Data segment -
▬▬▬▬▬▬▬▬▬▬

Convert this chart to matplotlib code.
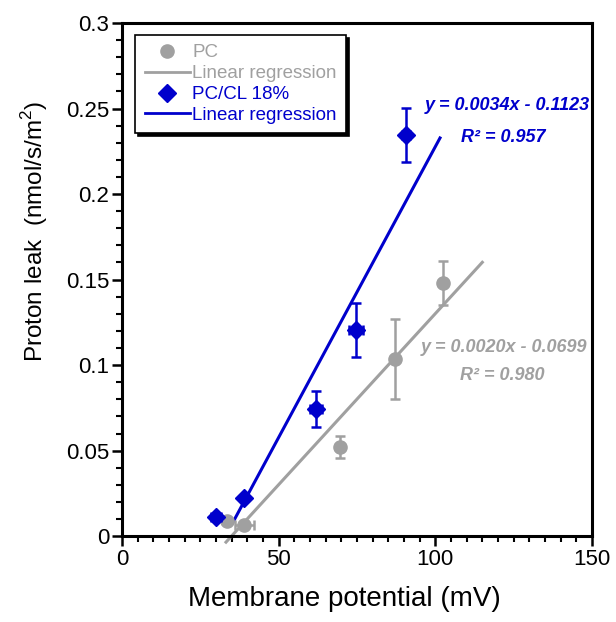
import numpy as np
import matplotlib
matplotlib.use('Agg')
from matplotlib import pyplot as plt
from matplotlib.ticker import MultipleLocator

plt.rcParams['font.family'] = ['Liberation Sans', 'DejaVu Sans']
plt.rcParams['mathtext.fontset'] = 'custom'
plt.rcParams['mathtext.rm'] = 'Liberation Sans'

# PC
pc_x = [33.5, 39.0, 69.6, 87.0, 102.6]
pc_y = [0.009, 0.0065, 0.052, 0.1035, 0.148]
pc_xerr = [0.0, 3.0, 0.0, 0.0, 0.0]
pc_yerr = [0.0, 0.0, 0.0063, 0.0232, 0.013]
pc_fit = (0.0020, -0.0699)
pc_range = [33.2, 115.0]

# PC/CL 18%
cl_x = [30.0, 39.0, 61.9, 74.7, 90.7]
cl_y = [0.0113, 0.0225, 0.0743, 0.1205, 0.2345]
cl_xerr = [1.5, 0.8, 1.8, 2.2, 1.2]
cl_yerr = [0.0, 0.0, 0.0107, 0.016, 0.016]
cl_fit = (0.0034, -0.1123)
cl_range = [35.3, 101.5]

grey = '#a0a0a0'
blue = '#0000cc'

W, H = 616, 622
fig = plt.figure(figsize=(W/100, H/100), dpi=100)
ax = fig.add_axes([0.198, 0.138, 0.763, 0.825])

xx = np.array(pc_range)
ax.plot(xx, pc_fit[0]*xx + pc_fit[1], color=grey, lw=2.2, clip_on=False, zorder=2)
ax.errorbar(pc_x, pc_y, xerr=pc_xerr, yerr=pc_yerr, fmt='o', color=grey, ms=9.5,
            elinewidth=1.8, capsize=3.5, capthick=1.8, zorder=3, clip_on=False)
xx = np.array(cl_range)
ax.plot(xx, cl_fit[0]*xx + cl_fit[1], color=blue, lw=2.2, zorder=2)
ax.errorbar(cl_x, cl_y, xerr=cl_xerr, yerr=cl_yerr, fmt='D', color=blue, ms=9.5,
            elinewidth=1.8, capsize=3.5, capthick=1.8, zorder=4, clip_on=False)

# legend handles
h1, = ax.plot([], [], 'o', color=grey, ms=9.5)
h2, = ax.plot([], [], '-', color=grey, lw=2)
h3, = ax.plot([], [], 'D', color=blue, ms=9)
h4, = ax.plot([], [], '-', color=blue, lw=2)
leg = ax.legend([h1, h2, h3, h4], ['PC', 'Linear regression', 'PC/CL 18%', 'Linear regression'],
                loc='upper left', bbox_to_anchor=(0.028, 0.977), fontsize=13.5,
                labelspacing=0.2, handlelength=2.4, handletextpad=0.15, borderpad=0.5,
                borderaxespad=0, fancybox=False, shadow={'color': 'black', 'alpha': 1.0},
                edgecolor='black', framealpha=1)
leg.get_frame().set_linewidth(1.2)
for t, c in zip(leg.get_texts(), [grey, grey, blue, blue]):
    t.set_color(c)

def label(x, y, s, c, ha):
    fig.text(x/W, 1 - y/H, s, color=c, fontsize=13, fontweight='bold',
             fontstyle='italic', ha=ha, va='center')

label(590, 105, 'y = 0.0034x - 0.1123', blue, 'right')
label(503, 137, 'R² = 0.957', blue, 'center')
label(587, 347, 'y = 0.0020x - 0.0699', grey, 'right')
label(502, 376, 'R² = 0.980', grey, 'center')

ax.set_xlim(0, 150)
ax.set_ylim(0, 0.3)
ax.xaxis.set_major_locator(MultipleLocator(50))
ax.xaxis.set_minor_locator(MultipleLocator(5))
ax.yaxis.set_minor_locator(MultipleLocator(0.01))
ax.set_yticks([0, 0.05, 0.1, 0.15, 0.2, 0.25, 0.3])
ax.set_yticklabels(['0', '0.05', '0.1', '0.15', '0.2', '0.25', '0.3'])
ax.tick_params(which='major', direction='out', length=7, width=1.8, labelsize=16, pad=2)
ax.tick_params(which='minor', direction='out', length=4, width=1.5)
for s in ax.spines.values():
    s.set_linewidth(2.2)

ax.set_xlabel('Membrane potential (mV)', fontsize=20)
ax.set_ylabel('Proton leak  (nmol/s/m$^2$)', fontsize=17.5)
ax.xaxis.set_label_coords(0.473, -0.098)
ax.yaxis.set_label_coords(-0.153, 0.595)

fig.savefig('out.png', dpi=100)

▬▬▬▬▬▬▬▬▬▬

Exercise prompt -
Pictures are excluded: retype only the lines from the beginning of the listing above through the line with "capthick=1.8, zorder=4, clip_on=False)", both included.

The solution -
Convert this chart to matplotlib code.
import numpy as np
import matplotlib
matplotlib.use('Agg')
from matplotlib import pyplot as plt
from matplotlib.ticker import MultipleLocator

plt.rcParams['font.family'] = ['Liberation Sans', 'DejaVu Sans']
plt.rcParams['mathtext.fontset'] = 'custom'
plt.rcParams['mathtext.rm'] = 'Liberation Sans'

# PC
pc_x = [33.5, 39.0, 69.6, 87.0, 102.6]
pc_y = [0.009, 0.0065, 0.052, 0.1035, 0.148]
pc_xerr = [0.0, 3.0, 0.0, 0.0, 0.0]
pc_yerr = [0.0, 0.0, 0.0063, 0.0232, 0.013]
pc_fit = (0.0020, -0.0699)
pc_range = [33.2, 115.0]

# PC/CL 18%
cl_x = [30.0, 39.0, 61.9, 74.7, 90.7]
cl_y = [0.0113, 0.0225, 0.0743, 0.1205, 0.2345]
cl_xerr = [1.5, 0.8, 1.8, 2.2, 1.2]
cl_yerr = [0.0, 0.0, 0.0107, 0.016, 0.016]
cl_fit = (0.0034, -0.1123)
cl_range = [35.3, 101.5]

grey = '#a0a0a0'
blue = '#0000cc'

W, H = 616, 622
fig = plt.figure(figsize=(W/100, H/100), dpi=100)
ax = fig.add_axes([0.198, 0.138, 0.763, 0.825])

xx = np.array(pc_range)
ax.plot(xx, pc_fit[0]*xx + pc_fit[1], color=grey, lw=2.2, clip_on=False, zorder=2)
ax.errorbar(pc_x, pc_y, xerr=pc_xerr, yerr=pc_yerr, fmt='o', color=grey, ms=9.5,
            elinewidth=1.8, capsize=3.5, capthick=1.8, zorder=3, clip_on=False)
xx = np.array(cl_range)
ax.plot(xx, cl_fit[0]*xx + cl_fit[1], color=blue, lw=2.2, zorder=2)
ax.errorbar(cl_x, cl_y, xerr=cl_xerr, yerr=cl_yerr, fmt='D', color=blue, ms=9.5,
            elinewidth=1.8, capsize=3.5, capthick=1.8, zorder=4, clip_on=False)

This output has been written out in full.